Weld County Women Weave Stories and Sewing for a Patchwork of Friends

By Georgia Wier
Originally published in the Weld County Past Times, October 17, 1998, Vol. 1, No. 3 pg T12

“It makes you feel good after you’ve done it.”

Coleen Hart, member of the Get-Together Club, explained why she and several other Weld County women spend hours at home sewing – or “piecing” – together blocks of fabric even before their monthly meeting to complete – or “tie” and “bind” – 20 or more lap robes.

After the meetings, club members deliver the beautiful and warm coverings to nursing homes or to other community members in need.

I joined the Get-Together Club for its October meeting two years ago in the home of member Katie Mitzel. Kate had readied her living and dining rooms by setting up two tables where members tied yarn knots attaching the decorative lap robe tops to a bottom layer of cloth.

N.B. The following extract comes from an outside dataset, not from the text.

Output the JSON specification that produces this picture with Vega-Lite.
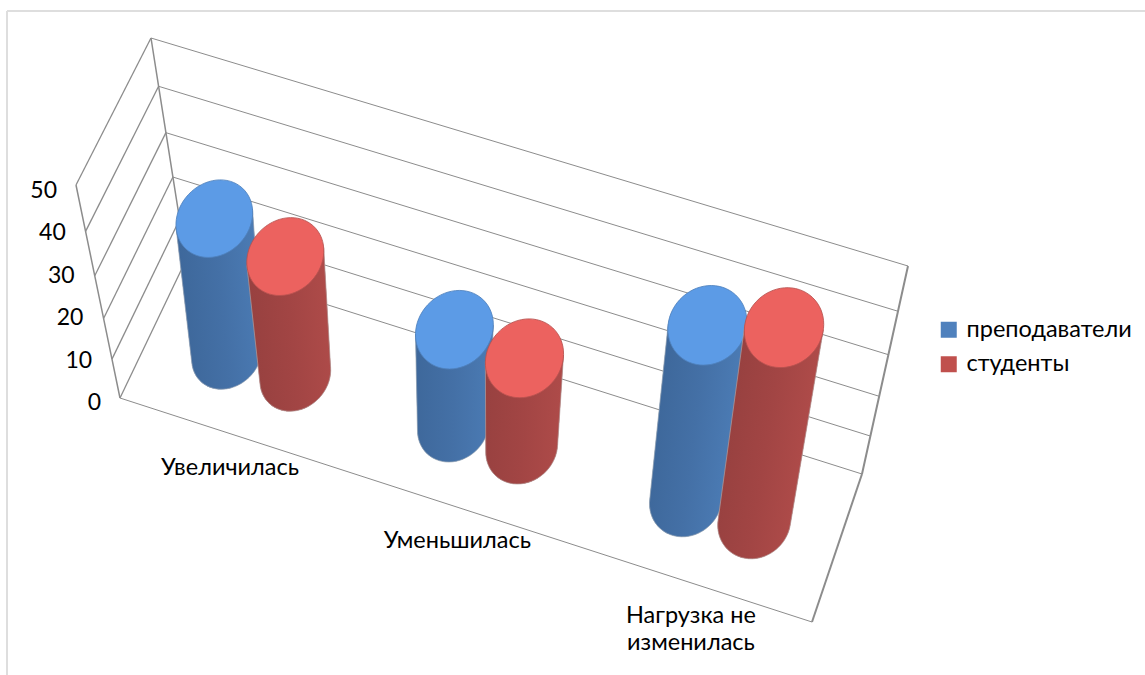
{
  "$schema": "https://vega.github.io/schema/vega-lite/v6.json",
  "width": 1145,
  "height": 675,
  "padding": 0,
  "autosize": "none",
  "background": "white",
  "view": {"stroke": null},
  "config": {"font": "Lato"},
  "datasets": {
    "levels": [{"level": 0}, {"level": 10}, {"level": 20}, {"level": 30}, {"level": 40}, {"level": 50}],
    "cylinders": [
      {"category": "Увеличилась", "series": "преподаватели", "value": 32.5},
      {"category": "Увеличилась", "series": "студенты", "value": 29},
      {"category": "Уменьшилась", "series": "преподаватели", "value": 24},
      {"category": "Уменьшилась", "series": "студенты", "value": 22.5},
      {"category": "Нагрузка не изменилась", "series": "преподаватели", "value": 42.5},
      {"category": "Нагрузка не изменилась", "series": "студенты", "value": 47}
    ]
  },
  "encoding": {
    "x": {"field": "sx", "type": "quantitative", "scale": {"domain": [0, 1145], "nice": false, "zero": false}, "axis": null},
    "y": {"field": "sy", "type": "quantitative", "scale": {"domain": [0, 675], "reverse": true, "nice": false, "zero": false}, "axis": null}
  },
  "layer": [
    {
      "data": {"values": [{"edge": "top"}]},
      "transform": [
        {"calculate": "7", "as": "sx"}, {"calculate": "11", "as": "sy"},
        {"calculate": "1145", "as": "sx2"}, {"calculate": "11", "as": "sy2"}
      ],
      "mark": {"type": "rule", "color": "#dedede", "strokeWidth": 2},
      "encoding": {"x2": {"field": "sx2"}, "y2": {"field": "sy2"}}
    },
    {
      "data": {"values": [{"edge": "left"}]},
      "transform": [
        {"calculate": "7", "as": "sx"}, {"calculate": "11", "as": "sy"},
        {"calculate": "7", "as": "sx2"}, {"calculate": "675", "as": "sy2"}
      ],
      "mark": {"type": "rule", "color": "#dedede", "strokeWidth": 2},
      "encoding": {"x2": {"field": "sx2"}, "y2": {"field": "sy2"}}
    },
    {
      "data": {"name": "levels"},
      "transform": [
        {"calculate": "datum.level/50", "as": "t"},
        {"calculate": "datum.t-0.11*datum.t*(1-datum.t)", "as": "h"}
      ],
      "layer": [
        {
          "transform": [
            {"calculate": "186-35*datum.h", "as": "sx"},
            {"calculate": "260-222*datum.h", "as": "sy"},
            {"calculate": "862+46*datum.h", "as": "sx2"},
            {"calculate": "474-208*datum.h", "as": "sy2"}
          ],
          "mark": {"type": "rule", "color": "#8c8c8c", "strokeWidth": 1},
          "encoding": {"x2": {"field": "sx2"}, "y2": {"field": "sy2"}}
        },
        {
          "transform": [
            {"calculate": "120-44*datum.h", "as": "sx"},
            {"calculate": "398-213*datum.h", "as": "sy"},
            {"calculate": "186-35*datum.h", "as": "sx2"},
            {"calculate": "260-222*datum.h", "as": "sy2"}
          ],
          "mark": {"type": "rule", "color": "#8c8c8c", "strokeWidth": 1.3},
          "encoding": {"x2": {"field": "sx2"}, "y2": {"field": "sy2"}}
        },
        {
          "transform": [
            {"calculate": "120-44*datum.h", "as": "sx"},
            {"calculate": "398-213*datum.h", "as": "sy"}
          ],
          "mark": {"type": "line", "color": "#8c8c8c", "strokeWidth": 1.5},
          "encoding": {"order": {"field": "level"}}
        },
        {
          "transform": [
            {"calculate": "186-35*datum.h", "as": "sx"},
            {"calculate": "260-222*datum.h", "as": "sy"}
          ],
          "mark": {"type": "line", "color": "#8c8c8c", "strokeWidth": 1.5},
          "encoding": {"order": {"field": "level"}}
        },
        {
          "transform": [
            {"calculate": "862+46*datum.h", "as": "sx"},
            {"calculate": "474-208*datum.h", "as": "sy"}
          ],
          "mark": {"type": "line", "color": "#8c8c8c", "strokeWidth": 2},
          "encoding": {"order": {"field": "level"}}
        },
        {
          "transform": [
            {"filter": "datum.level===0"},
            {"calculate": "120", "as": "sx"}, {"calculate": "398", "as": "sy"},
            {"calculate": "812", "as": "sx2"}, {"calculate": "622", "as": "sy2"}
          ],
          "mark": {"type": "rule", "color": "#8c8c8c", "strokeWidth": 1},
          "encoding": {"x2": {"field": "sx2"}, "y2": {"field": "sy2"}}
        },
        {
          "transform": [
            {"filter": "datum.level===0"},
            {"calculate": "812", "as": "sx"}, {"calculate": "622", "as": "sy"},
            {"calculate": "862", "as": "sx2"}, {"calculate": "474", "as": "sy2"}
          ],
          "mark": {"type": "rule", "color": "#8c8c8c", "strokeWidth": 2},
          "encoding": {"x2": {"field": "sx2"}, "y2": {"field": "sy2"}}
        },
        {
          "transform": [
            {"calculate": "120-44*datum.t", "as": "sx"},
            {"calculate": "398-212.4*datum.t", "as": "sy"}
          ],
          "mark": {"type": "text", "align": "right", "baseline": "middle", "dx": -19, "dy": 5, "fontSize": 23, "color": "#000000"},
          "encoding": {"text": {"field": "level", "type": "quantitative"}}
        }
      ]
    },
    {
      "data": {"name": "cylinders"},
      "transform": [
        {"calculate": "[0.158,0.489,0.829][indexof(['Увеличилась','Уменьшилась','Нагрузка не изменилась'],datum.category)]", "as": "catU"},
        {"calculate": "datum.series==='преподаватели'", "as": "front"},
        {"calculate": "datum.catU+(datum.front?-0.05:0.05)", "as": "u"},
        {"calculate": "datum.value/50", "as": "t"},
        {"calculate": "datum.t-0.11*datum.t*(1-datum.t)", "as": "h"},
        {"calculate": "153+684*datum.u", "as": "bx"},
        {"calculate": "330+218.5*datum.u", "as": "by"},
        {"calculate": "(-27.5+68.4*datum.u+(datum.front?0:-6*(1-datum.u)))*datum.h", "as": "dx"},
        {"calculate": "(-217+10*datum.u)*datum.h", "as": "dy"},
        {"calculate": "atan2(datum.dx,-datum.dy)*180/PI", "as": "tilt"},
        {"calculate": "sqrt(datum.dx*datum.dx+datum.dy*datum.dy)", "as": "len"},
        {"calculate": "41.5", "as": "a1"},
        {"calculate": "35+3.5*datum.u", "as": "b1"},
        {"calculate": "0.92*datum.a1", "as": "a0"},
        {"calculate": "0.92*datum.b1", "as": "b0"},
        {"calculate": "-47-datum.tilt", "as": "rho"},
        {"calculate": "datum.rho*PI/180", "as": "r"},
        {"calculate": "sqrt(pow(datum.a0*cos(datum.r),2)+pow(datum.b0*sin(datum.r),2))", "as": "hw0"},
        {"calculate": "sqrt(pow(datum.a1*cos(datum.r),2)+pow(datum.b1*sin(datum.r),2))", "as": "hw1"},
        {"calculate": "(datum.a0*datum.a0-datum.b0*datum.b0)*sin(datum.r)*cos(datum.r)/datum.hw0", "as": "yt0"},
        {"calculate": "(datum.a1*datum.a1-datum.b1*datum.b1)*sin(datum.r)*cos(datum.r)/datum.hw1", "as": "yt1"},
        {"calculate": "'M'+(-datum.hw0)+','+(-datum.yt0)+'A'+datum.a0+','+datum.b0+','+datum.rho+',0,0,'+datum.hw0+','+datum.yt0+'L'+datum.hw1+','+(datum.yt1-datum.len)+'L'+(-datum.hw1)+','+(-datum.yt1-datum.len)+'Z'", "as": "bodyPath"},
        {"calculate": "'M'+(-datum.a1)+',0A'+datum.a1+','+datum.b1+',0,1,0,'+datum.a1+',0A'+datum.a1+','+datum.b1+',0,1,0,'+(-datum.a1)+',0Z'", "as": "capPath"}
      ],
      "layer": [
        {
          "transform": [
            {"calculate": "datum.bx", "as": "sx"},
            {"calculate": "datum.by", "as": "sy"}
          ],
          "layer": [
            {
              "mark": {"type": "point", "filled": true, "opacity": 1},
              "encoding": {
                "color": {
                  "field": "series",
                  "type": "nominal",
                  "sort": null,
                  "scale": {"domain": ["преподаватели", "студенты"], "range": ["#4F81BD", "#C0504D"]},
                  "legend": {
                    "orient": "none",
                    "legendX": 937,
                    "legendY": 318,
                    "title": null,
                    "padding": 0,
                    "symbolType": "square",
                    "symbolSize": 256,
                    "symbolOpacity": 1,
                    "symbolStrokeWidth": 0,
                    "labelFont": "Lato",
                    "labelFontSize": 23.5,
                    "labelLimit": 400,
                    "labelColor": "#000000",
                    "labelOffset": 6,
                    "rowPadding": 9.5
                  }
                },
                "shape": {"field": "bodyPath", "type": "nominal", "scale": null, "legend": null},
                "angle": {"field": "tilt", "type": "quantitative", "scale": null, "legend": null},
                "size": {"value": 4}
              }
            },
            {
              "transform": [{"filter": "datum.series==='преподаватели'"}],
              "mark": {
                "type": "point", "filled": true, "opacity": 1,
                "stroke": "#9aa6b4", "strokeWidth": 0.7,
                "fill": {"gradient": "linear", "x1": 0, "x2": 1, "y1": 0, "y2": 0, "stops": [
                  {"offset": 0, "color": "#3E689B"},
                  {"offset": 0.5, "color": "#4470A6"},
                  {"offset": 1, "color": "#4B7BB4"}
                ]}
              },
              "encoding": {
                "shape": {"field": "bodyPath", "type": "nominal", "scale": null, "legend": null},
                "angle": {"field": "tilt", "type": "quantitative", "scale": null, "legend": null},
                "size": {"value": 4}
              }
            }
          ]
        },
        {
          "transform": [
            {"filter": "datum.series==='преподаватели'"},
            {"calculate": "datum.bx+datum.dx", "as": "sx"},
            {"calculate": "datum.by+datum.dy", "as": "sy"}
          ],
          "mark": {"type": "point", "filled": true, "opacity": 1, "fill": "#5C9BE6", "stroke": "#4f82bd", "strokeWidth": 0.8},
          "encoding": {
            "shape": {"field": "capPath", "type": "nominal", "scale": null, "legend": null},
            "angle": {"datum": -47, "scale": null},
            "size": {"value": 4}
          }
        },
        {
          "transform": [
            {"filter": "datum.series==='студенты'"},
            {"calculate": "datum.bx", "as": "sx"},
            {"calculate": "datum.by", "as": "sy"}
          ],
          "mark": {
            "type": "point", "filled": true, "opacity": 1,
            "stroke": "#b39a99", "strokeWidth": 0.7,
            "fill": {"gradient": "linear", "x1": 0, "x2": 1, "y1": 0, "y2": 0, "stops": [
              {"offset": 0, "color": "#984140"},
              {"offset": 0.5, "color": "#A24544"},
              {"offset": 1, "color": "#AE4B49"}
            ]}
          },
          "encoding": {
            "shape": {"field": "bodyPath", "type": "nominal", "scale": null, "legend": null},
            "angle": {"field": "tilt", "type": "quantitative", "scale": null, "legend": null},
            "size": {"value": 4}
          }
        },
        {
          "transform": [
            {"filter": "datum.series==='студенты'"},
            {"calculate": "datum.bx+datum.dx", "as": "sx"},
            {"calculate": "datum.by+datum.dy", "as": "sy"}
          ],
          "mark": {"type": "point", "filled": true, "opacity": 1, "fill": "#EC625F", "stroke": "#b85250", "strokeWidth": 0.8},
          "encoding": {
            "shape": {"field": "capPath", "type": "nominal", "scale": null, "legend": null},
            "angle": {"datum": -47, "scale": null},
            "size": {"value": 4}
          }
        },
        {
          "transform": [
            {"filter": "datum.series==='преподаватели'"},
            {"calculate": "121.4+687*datum.catU", "as": "sx"},
            {"calculate": "421.7+219.5*datum.catU", "as": "sy"},
            {"calculate": "replace(datum.category,' не ',' не\\n')", "as": "label"}
          ],
          "mark": {"type": "text", "align": "center", "baseline": "top", "fontSize": 23.5, "lineBreak": "\n", "lineHeight": 27, "color": "#000000"},
          "encoding": {"text": {"field": "label", "type": "nominal"}}
        }
      ]
    }
  ]
}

Katie’s sister, Elsie Livengood, and club members Shirley Ashbaugh and Marie Schmidt kept two sewing machines in constant operation throughout the day. They sewed bindings around the edges of the club’s lap robes, giving each one a finished look and a well-wearing edge.

As folklorist for the City of Greeley Museums and the Colorado Council of the Arts, I wanted to find out about the backgrounds and the talents of the women who donated so much of their time and skills to their club project.

From Ann Hill, the youngest of Katie’s sisters, I learned about childhood responsibilities on the farms the family worked in Nebraska and later in Colorado. Kate and Ann both told about their mother’s sewing skills and love of “neat, pretty things.”

Despite her many essential tasks, their mother took the time to make dish towels from flour sacks and embroider each corner.

Because preparing meals is, like sewing, an important aspect of people’s cultural life – or “folklife” in the folklorist’s terminology – I asked the club members about their cooking experiences.

I heard about native Arkansan Stella Hazzard switching from Southern to German cooking after marrying a man of German-Russian descent and moving to Briggsdale.

I also heard about Patricia Wickstrom’s family’s recent interest in using recipes brought by a relative visiting from Sweden.

I soon had an opportunity to see concrete evidence of the club members’ experience in the kitchen.

As noon approached, the dining room table was cleared of its lap robe project and places set for at least 10 people. The hostess and her assistants brought out from the kitchen dishes that had been prepared by the club members.

After pausing to say grace, we passed around the ham, scalloped potatoes, potato salad, homemade strawberry jam, vegetables and a gelatin salad. The dessert course included a wonderberry pie – club members explained that the tiny berries can be raised on dry land.

While the group continued to sew and tack throughout the afternoon, I interviewed one another of the club members. I recorded their stories of the “big gamble” of farming and their accounts of quilting, music, dance, food and good times.

I learned that the Get-Together Club began in the Buckingham area in 1935 for visiting and pencil games. Later, the club began making layettes for soldier’s wives. In 1957, they started producing lap robes for nursing homes.

Some of the club members still live and work on their family farms, while others have moved off their ranches and farms and into homes in Greeley.

A few of the women have jobs off the farm. Shirley Ashbaugh drives a bus route for the Prairie School District, and Mildred Criswell sells quilts she makes through her daughter’s craft shop.

At 3:30 in the afternoon, club members stopped their work once more for a final chance to gather around the table. Before their trips home, they took one more opportunity to talk and joke and to taste one more dessert with their coffee.

By this time, Evelyn Schwisow had arrived to join her mother, Marie Schmidt, and to exchange news and reminiscences.

Elsie Livengood explained most clearly the club members’ attitudes toward each other: “we have a lot in common, and we just love one another. It’s just good fellowship.”